I loaded this roll of Homelife 200 into the Olympus XA early one morning, all spur-of-the-moment like. I had film in another camera (and that I’ll share late next week, God willing), and was on my way out the door but something told me to grab a roll of film and get the XA rolling, so I did.

In my haste, though, I left the ISO set to 50… Gah. I realized it about frame 8 and decided to roll with it. After all, I’ve pulled C-41 before with little difficulty, and it’s the Homelife 200 (thanks to dexter, I now know the film inside is Konica Minolta VX200 Super, not that it makes much difference, and, by the way, the price at the FPP has gone up: at time of writing it’s $14.99 for 4 rolls, up from $7.99 a few months ago—they’re probably running low on stock). Since it was potentially ruined anyway, and since it was time to refresh my C-41 chemicals I thought I’d try my hand at bleach bypass… I read some about it a few months back and was determined to give it a shot the next time I updated chemicals. Reports differ, but it many people use a bit of old, expired or diluted blix to help clear the negatives a bit, so my plan was to dilute my old blix and see what happened…

Short answer: I’m excited! But read on…

If you’ve forgotten (or need a refresher), pulling C-41 is simply a matter of decreasing the development time. For one stop, you take 50 seconds off of the development time (2:40 instead of 3:30), with normal agitation, blix, and stabilize steps. For bleach bypass, you need to go a bit further. My test isn’t a pure bypass of the bleach, but the blix I used was old and heavily diluted, so I think it’s probably close.

Here’s my process for this test:

  • soak in hot water for 2 minutes
  • develop for 2:40, with 4 inversions every 30 seconds*
  • 1 part blix mixed with 3 parts hot tap water, soak for 1 minute with no agitation
  • continuous wash for 30 seconds
  • fix in hot fixer (~102F) for 6 minutes, with 4 inversions every minute
  • continuous wash for 6 minutes
  • stabilize for 1 minute
  • photoflo for 1 minute

I got some strange, uneven staining, and so when I try this again, God willing, I’ll agitate at the diluted blix stage and fix for another minute or two. More on that below.
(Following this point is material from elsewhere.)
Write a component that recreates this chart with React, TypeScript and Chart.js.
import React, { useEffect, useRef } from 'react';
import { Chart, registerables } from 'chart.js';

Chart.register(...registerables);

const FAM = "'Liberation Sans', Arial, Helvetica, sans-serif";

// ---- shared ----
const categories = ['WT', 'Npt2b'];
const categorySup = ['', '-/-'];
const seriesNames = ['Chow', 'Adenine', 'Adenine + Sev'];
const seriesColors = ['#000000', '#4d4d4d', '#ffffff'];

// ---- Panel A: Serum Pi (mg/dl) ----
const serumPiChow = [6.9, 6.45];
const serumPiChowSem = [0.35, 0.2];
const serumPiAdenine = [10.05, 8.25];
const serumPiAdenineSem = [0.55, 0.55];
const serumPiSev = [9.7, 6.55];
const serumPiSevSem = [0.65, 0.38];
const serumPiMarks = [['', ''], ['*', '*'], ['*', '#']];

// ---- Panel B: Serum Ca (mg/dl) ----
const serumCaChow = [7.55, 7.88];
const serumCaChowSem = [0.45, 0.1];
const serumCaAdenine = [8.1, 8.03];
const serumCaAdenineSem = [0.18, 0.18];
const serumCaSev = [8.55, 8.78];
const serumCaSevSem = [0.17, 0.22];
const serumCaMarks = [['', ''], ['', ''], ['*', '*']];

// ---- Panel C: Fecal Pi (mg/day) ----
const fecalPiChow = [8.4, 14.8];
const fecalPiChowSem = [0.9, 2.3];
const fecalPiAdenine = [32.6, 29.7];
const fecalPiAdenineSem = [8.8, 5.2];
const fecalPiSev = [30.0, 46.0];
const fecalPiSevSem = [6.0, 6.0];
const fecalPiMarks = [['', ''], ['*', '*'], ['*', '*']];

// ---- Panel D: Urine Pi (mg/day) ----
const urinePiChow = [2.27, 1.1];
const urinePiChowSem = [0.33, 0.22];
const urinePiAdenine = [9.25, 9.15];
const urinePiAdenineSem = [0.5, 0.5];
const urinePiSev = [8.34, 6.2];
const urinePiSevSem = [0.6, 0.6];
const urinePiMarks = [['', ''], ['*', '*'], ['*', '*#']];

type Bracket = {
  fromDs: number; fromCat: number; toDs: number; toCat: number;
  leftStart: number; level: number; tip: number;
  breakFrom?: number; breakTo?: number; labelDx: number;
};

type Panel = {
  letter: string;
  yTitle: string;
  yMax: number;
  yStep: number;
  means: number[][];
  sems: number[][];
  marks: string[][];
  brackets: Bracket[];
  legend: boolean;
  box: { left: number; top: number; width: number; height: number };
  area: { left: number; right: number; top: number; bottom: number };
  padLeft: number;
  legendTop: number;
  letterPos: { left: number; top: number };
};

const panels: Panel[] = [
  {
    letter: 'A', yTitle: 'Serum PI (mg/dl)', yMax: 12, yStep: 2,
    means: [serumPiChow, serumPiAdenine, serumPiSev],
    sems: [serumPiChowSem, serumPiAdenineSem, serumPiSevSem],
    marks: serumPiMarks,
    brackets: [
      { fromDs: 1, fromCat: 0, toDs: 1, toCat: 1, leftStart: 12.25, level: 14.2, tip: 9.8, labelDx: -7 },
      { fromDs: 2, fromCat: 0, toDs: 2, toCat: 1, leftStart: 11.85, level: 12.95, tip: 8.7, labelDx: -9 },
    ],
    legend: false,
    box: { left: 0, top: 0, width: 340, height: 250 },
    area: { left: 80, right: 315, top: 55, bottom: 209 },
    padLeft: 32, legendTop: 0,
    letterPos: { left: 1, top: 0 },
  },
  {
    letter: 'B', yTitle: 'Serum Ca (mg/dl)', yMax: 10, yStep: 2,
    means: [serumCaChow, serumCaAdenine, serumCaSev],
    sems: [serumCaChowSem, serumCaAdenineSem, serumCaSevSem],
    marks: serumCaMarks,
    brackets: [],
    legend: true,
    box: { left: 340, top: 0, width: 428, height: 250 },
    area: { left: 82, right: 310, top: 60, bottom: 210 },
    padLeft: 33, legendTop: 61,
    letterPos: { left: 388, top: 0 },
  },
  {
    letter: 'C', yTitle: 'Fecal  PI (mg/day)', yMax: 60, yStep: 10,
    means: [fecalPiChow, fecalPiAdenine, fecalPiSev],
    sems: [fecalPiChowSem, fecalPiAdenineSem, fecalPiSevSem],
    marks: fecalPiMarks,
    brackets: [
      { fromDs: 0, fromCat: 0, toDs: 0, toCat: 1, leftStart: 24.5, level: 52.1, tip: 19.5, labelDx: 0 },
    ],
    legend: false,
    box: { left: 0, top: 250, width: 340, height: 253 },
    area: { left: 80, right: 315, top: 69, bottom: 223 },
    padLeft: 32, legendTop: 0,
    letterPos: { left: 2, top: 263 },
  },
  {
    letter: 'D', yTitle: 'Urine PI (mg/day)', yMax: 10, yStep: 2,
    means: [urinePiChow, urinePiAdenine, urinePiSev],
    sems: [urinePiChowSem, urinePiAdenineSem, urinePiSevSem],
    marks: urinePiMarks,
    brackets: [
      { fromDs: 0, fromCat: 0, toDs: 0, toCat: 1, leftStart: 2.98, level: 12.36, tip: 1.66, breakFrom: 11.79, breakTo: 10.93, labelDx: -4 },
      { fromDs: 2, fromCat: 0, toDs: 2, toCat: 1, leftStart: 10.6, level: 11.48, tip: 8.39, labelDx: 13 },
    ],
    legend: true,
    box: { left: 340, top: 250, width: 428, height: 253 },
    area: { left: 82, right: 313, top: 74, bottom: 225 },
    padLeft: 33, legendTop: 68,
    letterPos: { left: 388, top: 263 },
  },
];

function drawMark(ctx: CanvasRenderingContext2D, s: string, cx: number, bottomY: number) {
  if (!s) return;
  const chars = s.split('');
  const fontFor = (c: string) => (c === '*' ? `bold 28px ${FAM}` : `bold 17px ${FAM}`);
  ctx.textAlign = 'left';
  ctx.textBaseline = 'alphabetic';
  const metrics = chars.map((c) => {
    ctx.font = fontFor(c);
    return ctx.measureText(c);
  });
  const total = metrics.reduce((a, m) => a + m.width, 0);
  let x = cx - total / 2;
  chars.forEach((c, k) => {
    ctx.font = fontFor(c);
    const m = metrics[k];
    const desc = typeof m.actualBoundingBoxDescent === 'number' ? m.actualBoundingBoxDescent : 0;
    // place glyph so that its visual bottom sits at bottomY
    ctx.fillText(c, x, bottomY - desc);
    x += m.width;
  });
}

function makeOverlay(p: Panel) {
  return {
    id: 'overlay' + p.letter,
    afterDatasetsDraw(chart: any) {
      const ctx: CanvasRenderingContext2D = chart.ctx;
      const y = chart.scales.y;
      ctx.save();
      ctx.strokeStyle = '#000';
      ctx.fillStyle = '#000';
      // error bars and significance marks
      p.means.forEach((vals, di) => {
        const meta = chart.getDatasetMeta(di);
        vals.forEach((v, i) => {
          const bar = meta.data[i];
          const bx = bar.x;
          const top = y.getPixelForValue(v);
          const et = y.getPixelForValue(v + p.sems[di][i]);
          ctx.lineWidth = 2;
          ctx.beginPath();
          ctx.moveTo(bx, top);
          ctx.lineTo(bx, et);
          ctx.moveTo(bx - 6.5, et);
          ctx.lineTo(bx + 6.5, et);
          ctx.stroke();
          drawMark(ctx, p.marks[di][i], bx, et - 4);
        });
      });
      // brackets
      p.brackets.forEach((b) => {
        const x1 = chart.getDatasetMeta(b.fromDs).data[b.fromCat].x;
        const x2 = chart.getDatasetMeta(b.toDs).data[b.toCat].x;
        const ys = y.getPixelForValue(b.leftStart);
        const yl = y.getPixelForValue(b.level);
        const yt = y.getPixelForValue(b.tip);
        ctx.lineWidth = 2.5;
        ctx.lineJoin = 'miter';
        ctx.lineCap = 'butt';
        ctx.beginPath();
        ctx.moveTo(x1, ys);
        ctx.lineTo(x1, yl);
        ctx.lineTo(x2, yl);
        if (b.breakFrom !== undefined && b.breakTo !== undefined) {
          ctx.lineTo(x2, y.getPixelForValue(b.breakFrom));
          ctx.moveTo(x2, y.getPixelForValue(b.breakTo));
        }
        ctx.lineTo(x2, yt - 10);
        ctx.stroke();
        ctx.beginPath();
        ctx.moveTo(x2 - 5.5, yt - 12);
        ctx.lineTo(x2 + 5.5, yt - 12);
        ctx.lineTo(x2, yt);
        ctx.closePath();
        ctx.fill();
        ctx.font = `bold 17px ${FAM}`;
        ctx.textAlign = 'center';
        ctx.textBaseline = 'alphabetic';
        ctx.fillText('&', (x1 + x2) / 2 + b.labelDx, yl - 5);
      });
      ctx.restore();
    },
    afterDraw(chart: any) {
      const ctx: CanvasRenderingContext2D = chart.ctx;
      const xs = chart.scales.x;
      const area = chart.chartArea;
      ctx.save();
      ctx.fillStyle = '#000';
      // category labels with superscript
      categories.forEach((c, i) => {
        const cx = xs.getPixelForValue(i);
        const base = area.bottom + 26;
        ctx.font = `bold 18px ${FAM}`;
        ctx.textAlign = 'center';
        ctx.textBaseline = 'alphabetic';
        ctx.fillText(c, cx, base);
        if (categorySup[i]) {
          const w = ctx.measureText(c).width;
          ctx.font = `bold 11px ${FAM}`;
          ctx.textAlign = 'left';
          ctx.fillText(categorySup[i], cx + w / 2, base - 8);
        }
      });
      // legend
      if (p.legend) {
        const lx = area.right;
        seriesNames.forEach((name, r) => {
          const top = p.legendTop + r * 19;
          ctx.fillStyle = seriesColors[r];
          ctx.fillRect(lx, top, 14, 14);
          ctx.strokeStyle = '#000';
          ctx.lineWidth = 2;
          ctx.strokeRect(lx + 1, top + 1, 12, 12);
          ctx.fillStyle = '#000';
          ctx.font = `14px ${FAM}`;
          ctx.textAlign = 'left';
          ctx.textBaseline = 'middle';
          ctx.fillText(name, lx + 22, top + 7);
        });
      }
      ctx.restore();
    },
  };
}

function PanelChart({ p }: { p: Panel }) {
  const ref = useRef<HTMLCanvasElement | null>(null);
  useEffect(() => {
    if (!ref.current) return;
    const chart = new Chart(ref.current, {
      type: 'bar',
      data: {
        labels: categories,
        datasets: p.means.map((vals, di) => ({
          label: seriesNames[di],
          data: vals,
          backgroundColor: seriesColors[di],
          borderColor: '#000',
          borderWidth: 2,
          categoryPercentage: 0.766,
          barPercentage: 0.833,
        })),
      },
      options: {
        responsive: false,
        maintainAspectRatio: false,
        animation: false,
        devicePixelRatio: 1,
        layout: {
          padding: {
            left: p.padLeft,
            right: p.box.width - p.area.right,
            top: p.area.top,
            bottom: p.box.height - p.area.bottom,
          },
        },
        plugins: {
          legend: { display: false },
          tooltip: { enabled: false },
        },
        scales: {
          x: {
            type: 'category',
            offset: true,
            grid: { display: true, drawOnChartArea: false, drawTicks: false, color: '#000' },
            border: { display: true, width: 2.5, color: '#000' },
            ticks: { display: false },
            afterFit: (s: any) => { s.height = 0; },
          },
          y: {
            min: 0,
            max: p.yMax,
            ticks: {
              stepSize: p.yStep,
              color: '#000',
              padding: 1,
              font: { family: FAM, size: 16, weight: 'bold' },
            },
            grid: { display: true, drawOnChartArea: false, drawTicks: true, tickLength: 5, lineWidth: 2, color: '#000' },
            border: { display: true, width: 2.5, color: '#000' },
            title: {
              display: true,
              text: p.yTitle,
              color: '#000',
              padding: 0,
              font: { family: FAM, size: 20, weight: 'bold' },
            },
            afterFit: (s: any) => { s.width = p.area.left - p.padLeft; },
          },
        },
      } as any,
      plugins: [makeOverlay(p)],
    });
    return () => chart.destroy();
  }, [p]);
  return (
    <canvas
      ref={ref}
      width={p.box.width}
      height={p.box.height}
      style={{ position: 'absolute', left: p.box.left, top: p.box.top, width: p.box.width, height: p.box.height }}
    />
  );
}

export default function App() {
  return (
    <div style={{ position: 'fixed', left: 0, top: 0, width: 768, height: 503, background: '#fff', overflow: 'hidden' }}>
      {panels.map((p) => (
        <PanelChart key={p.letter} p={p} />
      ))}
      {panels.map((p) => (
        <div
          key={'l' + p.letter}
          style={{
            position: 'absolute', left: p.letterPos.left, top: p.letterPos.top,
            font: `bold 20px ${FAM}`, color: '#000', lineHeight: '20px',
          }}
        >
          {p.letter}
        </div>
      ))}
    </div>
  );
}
As expected, the negatives came out rather dense, but were easy enough to scan…

I “scanned” the negatives at ISO200, 1/15th and f/4, 3 stops over my usual for color negative film (ISO100, 1/30th at f/5.6 is my usual time), and they all needed another stop and a half in post.

Compare the shots here with stuff from other rolls of Homelife I’ve shared. The yellow/brown cast in the Homelife is gone, the saturation is muted, the contrast is raised a bit, and overall, I’m really, really excited by this, and I’m very much looking forward to trying again in the future.

I want to call out a couple of things, maybe you can help me with. I already noted the orange staining. I find it interesting that the staining is localized mostly to the edges of the frames. It matches up with the sprocket holes from one edge, but it’s not the mark of over-agitation.

I expect this is at least partly something in the film already. I’m not sure what it is, but there are some indications of similar staining in a couple of pictures from previous rolls: one from Winterizing the Veggies in early October where the stain is on the right edge, and another from the Pleasant Walk we took in the next week, where it shows up on the left.

Any idea what that is, what’s going on there?

I also got some uneven development or something in one shot. These might be reflections in the window, but there appears to be some unevenness in the bottom half that matches the slight blotch in the upper part.

I didn’t see anything like this in other frames, so it’s probably something with the film.

So. Some of the outcome could be due to the 2 stop overexposure and pull processing, but I think the partial bleach step did something, and I’m very exited to play around some more, next time, God willing, with proper exposure, and maybe some bracketing just to make sure, and I think I’ll try both with agitation in the diluted blix step, and another time with completely skipped bleach.

I’m looking forward to some experimentation in the near future, and, again, I’m more excited by this bleach bypass test than I’ve been by anything in a little while.

*This was roll 25 in this batch of Tetanol, and the developer was the color of Root Beer. I expect I pulled an additional 1/4 to 1/2 a stop by using the standard pull time. Since the developer was nearing its end of life, I’ve increased the time by 30, 45, and 60 seconds for the last 3 sessions.